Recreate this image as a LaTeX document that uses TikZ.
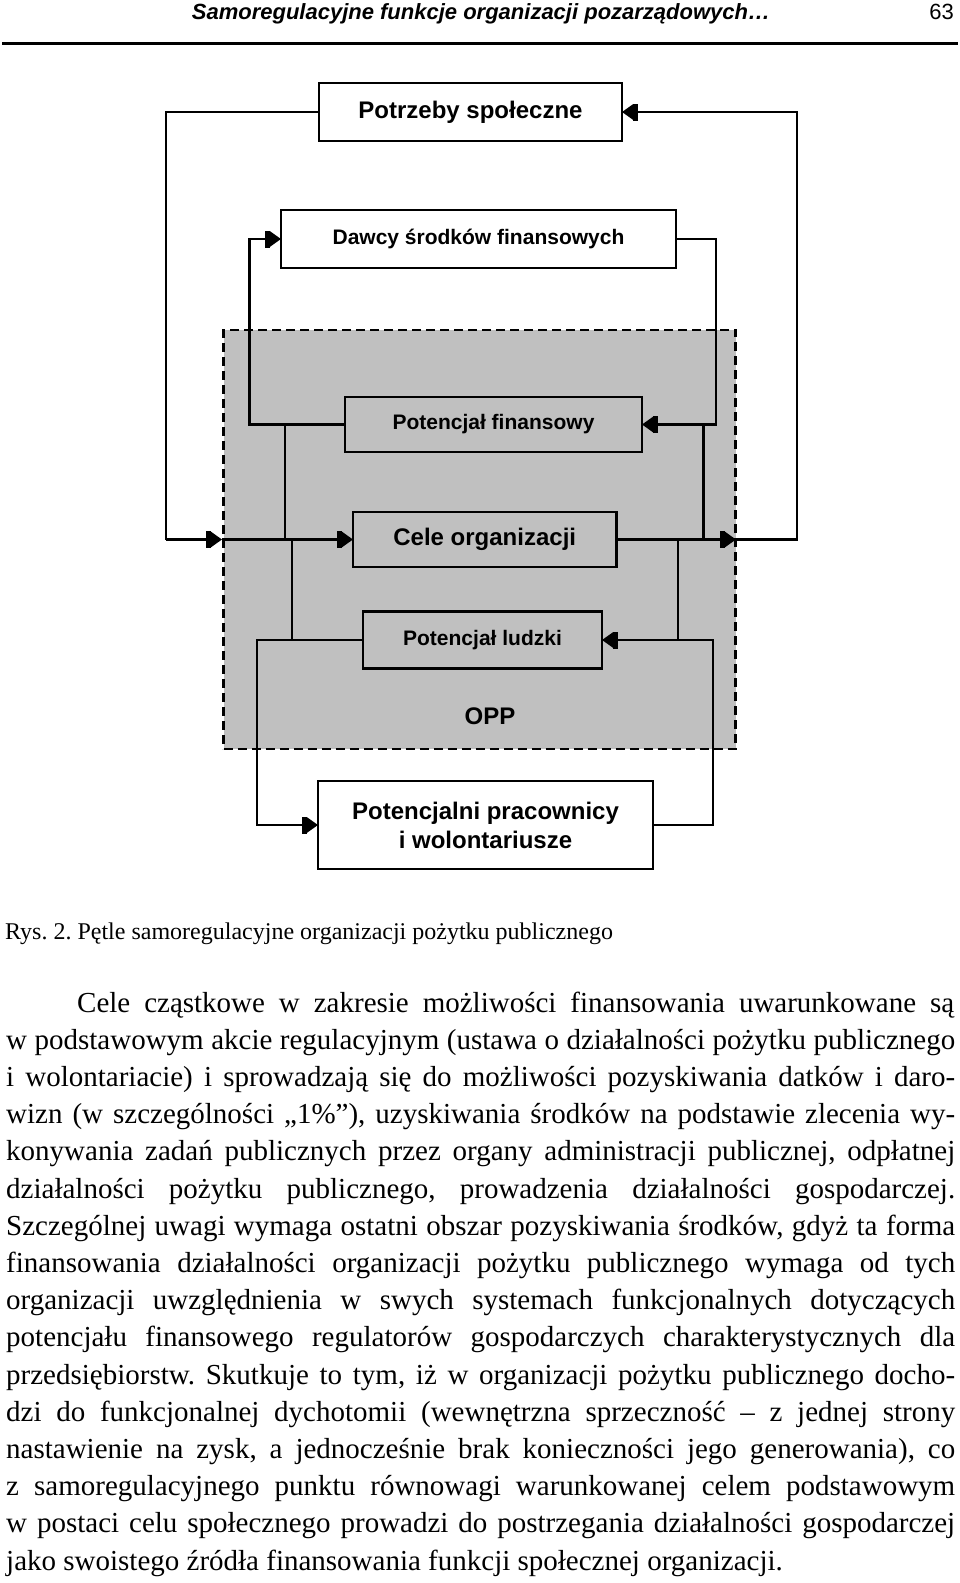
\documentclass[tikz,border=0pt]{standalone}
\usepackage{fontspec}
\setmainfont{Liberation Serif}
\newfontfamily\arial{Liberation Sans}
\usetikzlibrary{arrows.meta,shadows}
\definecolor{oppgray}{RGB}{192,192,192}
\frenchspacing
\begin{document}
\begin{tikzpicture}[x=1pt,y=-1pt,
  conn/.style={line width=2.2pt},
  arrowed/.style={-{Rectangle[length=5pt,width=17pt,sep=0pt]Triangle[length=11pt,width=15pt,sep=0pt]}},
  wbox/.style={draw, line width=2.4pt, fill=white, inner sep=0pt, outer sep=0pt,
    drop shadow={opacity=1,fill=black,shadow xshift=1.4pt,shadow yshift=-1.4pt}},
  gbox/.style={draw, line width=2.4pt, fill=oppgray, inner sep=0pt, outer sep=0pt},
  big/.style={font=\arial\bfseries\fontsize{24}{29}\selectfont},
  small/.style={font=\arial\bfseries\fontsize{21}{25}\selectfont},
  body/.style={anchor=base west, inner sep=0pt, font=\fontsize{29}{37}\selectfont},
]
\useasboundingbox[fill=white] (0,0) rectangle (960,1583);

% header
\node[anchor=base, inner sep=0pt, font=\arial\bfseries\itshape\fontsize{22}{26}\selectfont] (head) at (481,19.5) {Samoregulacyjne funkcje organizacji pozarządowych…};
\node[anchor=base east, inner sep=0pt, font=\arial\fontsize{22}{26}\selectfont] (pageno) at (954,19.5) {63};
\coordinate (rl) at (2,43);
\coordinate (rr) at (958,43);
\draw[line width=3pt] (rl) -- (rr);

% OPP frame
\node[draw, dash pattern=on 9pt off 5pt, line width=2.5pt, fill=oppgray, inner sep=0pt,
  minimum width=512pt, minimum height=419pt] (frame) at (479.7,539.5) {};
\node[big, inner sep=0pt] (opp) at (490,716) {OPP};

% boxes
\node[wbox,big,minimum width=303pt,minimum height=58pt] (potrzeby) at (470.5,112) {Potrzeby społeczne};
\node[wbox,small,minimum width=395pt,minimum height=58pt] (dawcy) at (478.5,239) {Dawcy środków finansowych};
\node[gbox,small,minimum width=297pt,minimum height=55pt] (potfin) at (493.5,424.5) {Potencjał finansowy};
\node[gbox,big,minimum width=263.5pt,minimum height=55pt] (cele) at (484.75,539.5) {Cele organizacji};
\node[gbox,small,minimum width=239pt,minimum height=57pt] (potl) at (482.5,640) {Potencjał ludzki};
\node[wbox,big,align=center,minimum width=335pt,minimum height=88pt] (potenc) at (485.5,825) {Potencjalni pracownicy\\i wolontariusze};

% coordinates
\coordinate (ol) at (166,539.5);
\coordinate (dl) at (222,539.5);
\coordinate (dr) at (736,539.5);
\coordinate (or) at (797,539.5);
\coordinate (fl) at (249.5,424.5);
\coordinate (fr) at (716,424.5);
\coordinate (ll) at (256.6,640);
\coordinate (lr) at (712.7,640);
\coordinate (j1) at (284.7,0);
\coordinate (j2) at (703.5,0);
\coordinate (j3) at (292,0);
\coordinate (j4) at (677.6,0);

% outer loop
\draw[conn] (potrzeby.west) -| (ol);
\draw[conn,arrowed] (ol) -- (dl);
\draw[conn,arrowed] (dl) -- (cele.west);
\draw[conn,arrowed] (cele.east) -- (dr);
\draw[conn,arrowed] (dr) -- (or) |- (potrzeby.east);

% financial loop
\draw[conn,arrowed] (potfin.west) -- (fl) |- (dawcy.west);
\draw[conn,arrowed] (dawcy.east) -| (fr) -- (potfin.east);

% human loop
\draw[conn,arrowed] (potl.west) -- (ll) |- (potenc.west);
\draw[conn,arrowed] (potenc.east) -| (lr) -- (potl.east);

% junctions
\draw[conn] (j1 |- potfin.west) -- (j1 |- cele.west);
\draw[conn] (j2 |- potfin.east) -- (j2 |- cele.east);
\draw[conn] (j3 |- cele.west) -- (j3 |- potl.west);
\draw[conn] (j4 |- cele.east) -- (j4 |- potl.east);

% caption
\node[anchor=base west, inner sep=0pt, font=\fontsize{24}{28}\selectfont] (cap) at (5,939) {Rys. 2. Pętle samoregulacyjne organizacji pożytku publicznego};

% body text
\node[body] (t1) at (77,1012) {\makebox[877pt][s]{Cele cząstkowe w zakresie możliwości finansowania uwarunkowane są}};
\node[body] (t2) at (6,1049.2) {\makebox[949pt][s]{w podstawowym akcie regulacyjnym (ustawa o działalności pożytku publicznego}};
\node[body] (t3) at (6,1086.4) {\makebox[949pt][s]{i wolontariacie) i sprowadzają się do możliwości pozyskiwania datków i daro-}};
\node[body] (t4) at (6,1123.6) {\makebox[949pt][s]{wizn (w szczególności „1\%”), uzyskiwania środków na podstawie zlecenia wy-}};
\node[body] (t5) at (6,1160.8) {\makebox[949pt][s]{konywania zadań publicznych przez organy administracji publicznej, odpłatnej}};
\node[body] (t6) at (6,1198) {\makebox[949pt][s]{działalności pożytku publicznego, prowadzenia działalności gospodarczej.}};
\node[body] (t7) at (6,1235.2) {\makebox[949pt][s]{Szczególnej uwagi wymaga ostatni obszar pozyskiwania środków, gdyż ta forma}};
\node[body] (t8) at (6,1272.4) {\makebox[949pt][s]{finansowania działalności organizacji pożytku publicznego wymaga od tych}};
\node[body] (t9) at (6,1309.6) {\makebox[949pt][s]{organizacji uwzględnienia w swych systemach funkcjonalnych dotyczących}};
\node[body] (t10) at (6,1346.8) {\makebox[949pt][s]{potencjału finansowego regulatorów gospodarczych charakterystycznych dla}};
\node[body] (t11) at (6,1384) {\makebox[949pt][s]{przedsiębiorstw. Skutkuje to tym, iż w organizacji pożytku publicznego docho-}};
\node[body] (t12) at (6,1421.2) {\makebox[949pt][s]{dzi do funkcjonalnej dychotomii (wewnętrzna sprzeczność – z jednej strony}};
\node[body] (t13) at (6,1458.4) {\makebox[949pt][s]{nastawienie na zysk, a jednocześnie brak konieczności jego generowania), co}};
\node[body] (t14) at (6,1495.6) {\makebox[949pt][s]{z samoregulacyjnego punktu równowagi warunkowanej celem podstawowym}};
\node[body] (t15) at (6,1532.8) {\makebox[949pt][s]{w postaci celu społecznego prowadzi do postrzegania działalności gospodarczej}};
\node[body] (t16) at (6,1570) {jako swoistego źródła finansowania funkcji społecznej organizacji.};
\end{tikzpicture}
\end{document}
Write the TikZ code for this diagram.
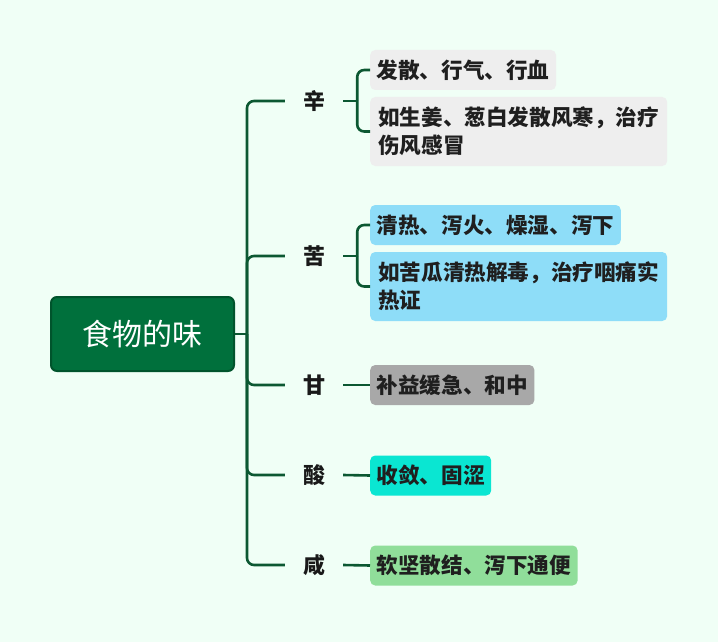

☆ ☆ ☆ ☆

## [Problem]
Exactly reproduce the entries above, minus the pictures.

## [Task response]
Recreate this image as a LaTeX document that uses TikZ.
\documentclass[tikz,border=0pt]{standalone}
\usepackage{fontspec}
\setmainfont{Liberation Serif}
\newfontfamily\arial{Liberation Sans}
\usetikzlibrary{arrows.meta,shadows}
\definecolor{oppgray}{RGB}{192,192,192}
\frenchspacing
\begin{document}
\begin{tikzpicture}[x=1pt,y=-1pt,
  conn/.style={line width=2.2pt},
  arrowed/.style={-{Rectangle[length=5pt,width=17pt,sep=0pt]Triangle[length=11pt,width=15pt,sep=0pt]}},
  wbox/.style={draw, line width=2.4pt, fill=white, inner sep=0pt, outer sep=0pt,
    drop shadow={opacity=1,fill=black,shadow xshift=1.4pt,shadow yshift=-1.4pt}},
  gbox/.style={draw, line width=2.4pt, fill=oppgray, inner sep=0pt, outer sep=0pt},
  big/.style={font=\arial\bfseries\fontsize{24}{29}\selectfont},
  small/.style={font=\arial\bfseries\fontsize{21}{25}\selectfont},
  body/.style={anchor=base west, inner sep=0pt, font=\fontsize{29}{37}\selectfont},
]
\useasboundingbox[fill=white] (0,0) rectangle (960,1583);

% header
\node[anchor=base, inner sep=0pt, font=\arial\bfseries\itshape\fontsize{22}{26}\selectfont] (head) at (481,19.5) {Samoregulacyjne funkcje organizacji pozarządowych…};
\node[anchor=base east, inner sep=0pt, font=\arial\fontsize{22}{26}\selectfont] (pageno) at (954,19.5) {63};
\coordinate (rl) at (2,43);
\coordinate (rr) at (958,43);
\draw[line width=3pt] (rl) -- (rr);

% OPP frame
\node[draw, dash pattern=on 9pt off 5pt, line width=2.5pt, fill=oppgray, inner sep=0pt,
  minimum width=512pt, minimum height=419pt] (frame) at (479.7,539.5) {};
\node[big, inner sep=0pt] (opp) at (490,716) {OPP};

% boxes
\node[wbox,big,minimum width=303pt,minimum height=58pt] (potrzeby) at (470.5,112) {Potrzeby społeczne};
\node[wbox,small,minimum width=395pt,minimum height=58pt] (dawcy) at (478.5,239) {Dawcy środków finansowych};
\node[gbox,small,minimum width=297pt,minimum height=55pt] (potfin) at (493.5,424.5) {Potencjał finansowy};
\node[gbox,big,minimum width=263.5pt,minimum height=55pt] (cele) at (484.75,539.5) {Cele organizacji};
\node[gbox,small,minimum width=239pt,minimum height=57pt] (potl) at (482.5,640) {Potencjał ludzki};
\node[wbox,big,align=center,minimum width=335pt,minimum height=88pt] (potenc) at (485.5,825) {Potencjalni pracownicy\\i wolontariusze};

% coordinates
\coordinate (ol) at (166,539.5);
\coordinate (dl) at (222,539.5);
\coordinate (dr) at (736,539.5);
\coordinate (or) at (797,539.5);
\coordinate (fl) at (249.5,424.5);
\coordinate (fr) at (716,424.5);
\coordinate (ll) at (256.6,640);
\coordinate (lr) at (712.7,640);
\coordinate (j1) at (284.7,0);
\coordinate (j2) at (703.5,0);
\coordinate (j3) at (292,0);
\coordinate (j4) at (677.6,0);

% outer loop
\draw[conn] (potrzeby.west) -| (ol);
\draw[conn,arrowed] (ol) -- (dl);
\draw[conn,arrowed] (dl) -- (cele.west);
\draw[conn,arrowed] (cele.east) -- (dr);
\draw[conn,arrowed] (dr) -- (or) |- (potrzeby.east);

% financial loop
\draw[conn,arrowed] (potfin.west) -- (fl) |- (dawcy.west);
\draw[conn,arrowed] (dawcy.east) -| (fr) -- (potfin.east);

% human loop
\draw[conn,arrowed] (potl.west) -- (ll) |- (potenc.west);
\draw[conn,arrowed] (potenc.east) -| (lr) -- (potl.east);

% junctions
\draw[conn] (j1 |- potfin.west) -- (j1 |- cele.west);
\draw[conn] (j2 |- potfin.east) -- (j2 |- cele.east);
\draw[conn] (j3 |- cele.west) -- (j3 |- potl.west);
\draw[conn] (j4 |- cele.east) -- (j4 |- potl.east);

% caption
\node[anchor=base west, inner sep=0pt, font=\fontsize{24}{28}\selectfont] (cap) at (5,939) {Rys. 2. Pętle samoregulacyjne organizacji pożytku publicznego};

% body text
\node[body] (t1) at (77,1012) {\makebox[877pt][s]{Cele cząstkowe w zakresie możliwości finansowania uwarunkowane są}};
\node[body] (t2) at (6,1049.2) {\makebox[949pt][s]{w podstawowym akcie regulacyjnym (ustawa o działalności pożytku publicznego}};
\node[body] (t3) at (6,1086.4) {\makebox[949pt][s]{i wolontariacie) i sprowadzają się do możliwości pozyskiwania datków i daro-}};
\node[body] (t4) at (6,1123.6) {\makebox[949pt][s]{wizn (w szczególności „1\%”), uzyskiwania środków na podstawie zlecenia wy-}};
\node[body] (t5) at (6,1160.8) {\makebox[949pt][s]{konywania zadań publicznych przez organy administracji publicznej, odpłatnej}};
\node[body] (t6) at (6,1198) {\makebox[949pt][s]{działalności pożytku publicznego, prowadzenia działalności gospodarczej.}};
\node[body] (t7) at (6,1235.2) {\makebox[949pt][s]{Szczególnej uwagi wymaga ostatni obszar pozyskiwania środków, gdyż ta forma}};
\node[body] (t8) at (6,1272.4) {\makebox[949pt][s]{finansowania działalności organizacji pożytku publicznego wymaga od tych}};
\node[body] (t9) at (6,1309.6) {\makebox[949pt][s]{organizacji uwzględnienia w swych systemach funkcjonalnych dotyczących}};
\node[body] (t10) at (6,1346.8) {\makebox[949pt][s]{potencjału finansowego regulatorów gospodarczych charakterystycznych dla}};
\node[body] (t11) at (6,1384) {\makebox[949pt][s]{przedsiębiorstw. Skutkuje to tym, iż w organizacji pożytku publicznego docho-}};
\node[body] (t12) at (6,1421.2) {\makebox[949pt][s]{dzi do funkcjonalnej dychotomii (wewnętrzna sprzeczność – z jednej strony}};
\node[body] (t13) at (6,1458.4) {\makebox[949pt][s]{nastawienie na zysk, a jednocześnie brak konieczności jego generowania), co}};
\node[body] (t14) at (6,1495.6) {\makebox[949pt][s]{z samoregulacyjnego punktu równowagi warunkowanej celem podstawowym}};
\node[body] (t15) at (6,1532.8) {\makebox[949pt][s]{w postaci celu społecznego prowadzi do postrzegania działalności gospodarczej}};
\node[body] (t16) at (6,1570) {jako swoistego źródła finansowania funkcji społecznej organizacji.};
\end{tikzpicture}
\end{document}
Write the TikZ code for this diagram.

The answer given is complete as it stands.